Rupps, Martin, Kanzlerdämmerung. Wer zu spät kommt, darf regieren. Orell Füssli, Zürich 2017. 224 S. Angezeigt von Gerhard Köbler.
Wer der nächste Führer eines Staates der Erde sein wird, wird sich niemals mit vollkommener Sicherheit vorhersagen lassen. Demgegenüber lässt sich die Geschichte von Vergangenheiten bei ausreichender Quellenlage einigermaßen sicher ermitteln, so dass aus ihr auch mit mehr oder weniger Wahrscheinlichkeit allgemeine Regeln für das Geschehene abgeleitet werden können. Eine von ihnen ist die Aussage, dass in dem Falle der Kanzlerdämmerung regieren darf, wer zu spät kommt.
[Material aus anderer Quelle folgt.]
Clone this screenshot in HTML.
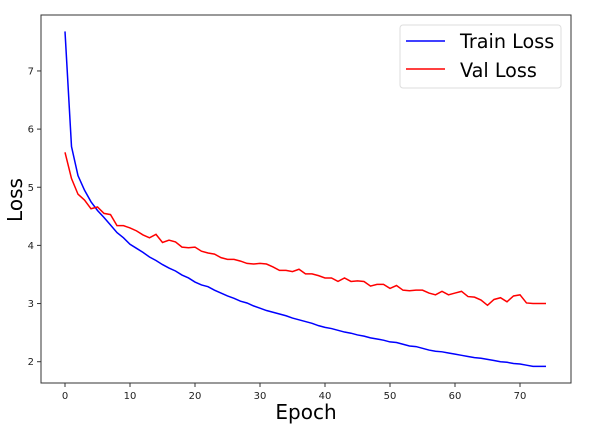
<!DOCTYPE html>
<html><head><meta charset="utf-8"><style>
body{margin:0;background:#fff;}
svg text{font-family:"DejaVu Sans","Liberation Sans",sans-serif;}
</style></head><body>
<svg id="chart" width="596" height="430" xmlns="http://www.w3.org/2000/svg">
<rect width="596" height="430" fill="#fff"/>
<g id="ticks"></g>
<polyline id="train" fill="none" stroke="#0000ff" stroke-width="1.5"/>
<polyline id="val" fill="none" stroke="#ff0000" stroke-width="1.5"/>
<rect x="41" y="15" width="530" height="368" fill="none" stroke="#333" stroke-width="1"/>
<text x="306" y="419" font-size="20" text-anchor="middle">Epoch</text>
<text transform="translate(22,200) rotate(-90)" font-size="20" text-anchor="middle">Loss</text>
<g>
<rect x="400" y="25" width="161" height="63" rx="3" fill="#fff" stroke="#ddd"/>
<line x1="406" y1="41" x2="445" y2="41" stroke="#0000ff" stroke-width="1.5"/>
<text x="460" y="48" font-size="19.2">Train Loss</text>
<line x1="406" y1="69" x2="445" y2="69" stroke="#ff0000" stroke-width="1.5"/>
<text x="460" y="77" font-size="19.2">Val Loss</text>
</g>
</svg>
<script>
const trainLoss=[7.68,5.7,5.2,4.95,4.75,4.6,4.48,4.35,4.22,4.13,4.02,3.95,3.88,3.8,3.74,3.67,3.61,3.56,3.49,3.44,3.37,3.32,3.29,3.23,3.18,3.13,3.09,3.04,3.01,2.96,2.92,2.88,2.85,2.82,2.79,2.75,2.72,2.69,2.66,2.62,2.59,2.57,2.54,2.51,2.49,2.46,2.44,2.41,2.39,2.37,2.34,2.33,2.3,2.27,2.26,2.23,2.2,2.18,2.17,2.15,2.13,2.11,2.09,2.07,2.06,2.04,2.02,2.0,1.99,1.97,1.96,1.94,1.92,1.92,1.92];
const valLoss=[5.6,5.15,4.88,4.78,4.63,4.66,4.55,4.53,4.34,4.34,4.3,4.25,4.18,4.13,4.19,4.05,4.09,4.06,3.97,3.96,3.97,3.9,3.87,3.85,3.79,3.76,3.76,3.73,3.69,3.68,3.69,3.68,3.63,3.57,3.57,3.55,3.59,3.51,3.51,3.48,3.44,3.44,3.38,3.44,3.38,3.39,3.38,3.3,3.33,3.33,3.26,3.31,3.23,3.22,3.23,3.23,3.18,3.15,3.21,3.15,3.18,3.21,3.12,3.11,3.06,2.97,3.07,3.1,3.03,3.13,3.15,3.01,3.0,3.0,3.0];
const xTicks=[0,10,20,30,40,50,60,70];
const yTicks=[2,3,4,5,6,7];
function xs(v){return 65+6.5*v;}
function ys(v){return 361.7-58.15*(v-2);}
document.getElementById('train').setAttribute('points',trainLoss.map((v,i)=>xs(i)+','+ys(v)).join(' '));
document.getElementById('val').setAttribute('points',valLoss.map((v,i)=>xs(i)+','+ys(v)).join(' '));
const g=document.getElementById('ticks');
const NS='http://www.w3.org/2000/svg';
xTicks.forEach(t=>{
 const l=document.createElementNS(NS,'line');
 
 
 l.setAttribute('x1',xs(t));l.setAttribute('x2',xs(t));l.setAttribute('y1',383);l.setAttribute('y2',387);l.setAttribute('stroke','#333');
 g.appendChild(l);
 const tx=document.createElementNS(NS,'text');
 
 
 tx.setAttribute('x',xs(t));tx.setAttribute('y',399);tx.setAttribute('font-size','10');tx.setAttribute('text-anchor','middle');tx.setAttribute('fill','#222');
 tx.textContent=t;g.appendChild(tx);
});
yTicks.forEach(t=>{
 const l=document.createElementNS(NS,'line');
 
 
 l.setAttribute('x1',37);l.setAttribute('x2',41);l.setAttribute('y1',ys(t));l.setAttribute('y2',ys(t));l.setAttribute('stroke','#333');
 g.appendChild(l);
 const tx=document.createElementNS(NS,'text');
 
 
 tx.setAttribute('x',34);tx.setAttribute('y',ys(t)+3.5);tx.setAttribute('font-size','10');tx.setAttribute('text-anchor','end');tx.setAttribute('fill','#222');
 tx.textContent=t;g.appendChild(tx);
});
</script>
</body></html>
Verwendet hat sie der 1964 geborene, nach einem Volontariat bei einer Tageszeitung und einer Tätigkeit als Lokalredakteur sowie dem Studium von Politikwissenschaft, neuester Geschichte, Wirtschafts- und Sozialgeschichte 1996/1997 in Freiburg im Breisgau über Helmut Schmidt – Politikverständnis und geistige Grundlagen promovierte Verfasser, der neben seiner Tätigkeit bei dem Südwestrundfunk und 3sat durch eine Reihe von Werken über die jüngere deutsche Politikgeschichte hervorgetreten ist. Sein vorliegendes, durch Bilder und Fotos sechser bekannter deutscher Politiker von Adenauer bis Merkel veranschaulichtes Werk gliedert sich in vierzehn Sachabschnitte. Sie betreffen die Bedeutungslosigkeit von Bundestagswahlen, den Ehrgeiz politischer Generationen, die Bundeskanzler in ihrer Zeit, Adenauer, Erhard, Kiesinger, Brandt, Schmidt, Kohl, Strauß, Schröder, Fischer, (unter Betriebsunfall) Merkel und Schäuble sowie demente und monarchische Bundespräsidenten, das Parfüm des Karl-Theodor zu Guttenberg, das Scheitern von Seiteneinsteigern, den Tod der Volksparteien, die Unentbehrlichkeit und die Jugendquote mit Juniorabgeordneten.
Im Ergebnis führt der viele interessante Geschehnisse geschickt verknüpfende Band zu einer einheitlichen Begründung für das Scheitern deutscher Kanzlerschaften. Der Verfasser sieht ihn darin, dass alle deutschen Bundeskanzler verspätet an die Macht kamen und sie dann zu lange innehatten. Ebenso einleuchtend scheint es, dass die späteren Bundeskanzler in wesentlichen Zeiten ihres Lebens an der Macht wie andere besonders interessiert sind, für das glückliche Erreichen ihres Zieles viele Opfer bringen müssen und deswegen auch freiwillig grundsätzlich nicht zu einem Verzicht auf den lange ersehnten Genuss bereit sind, so dass für eine Änderung ausreichend politischer Druck aus unterschiedlichen politischen Gegebenheiten erforderlich ist, der sich im Einzelfall immer wieder anders gestaltet und auswirkt, wobei in der zeitlichen Dimension alles immer auch ein Ende hat und haben muss.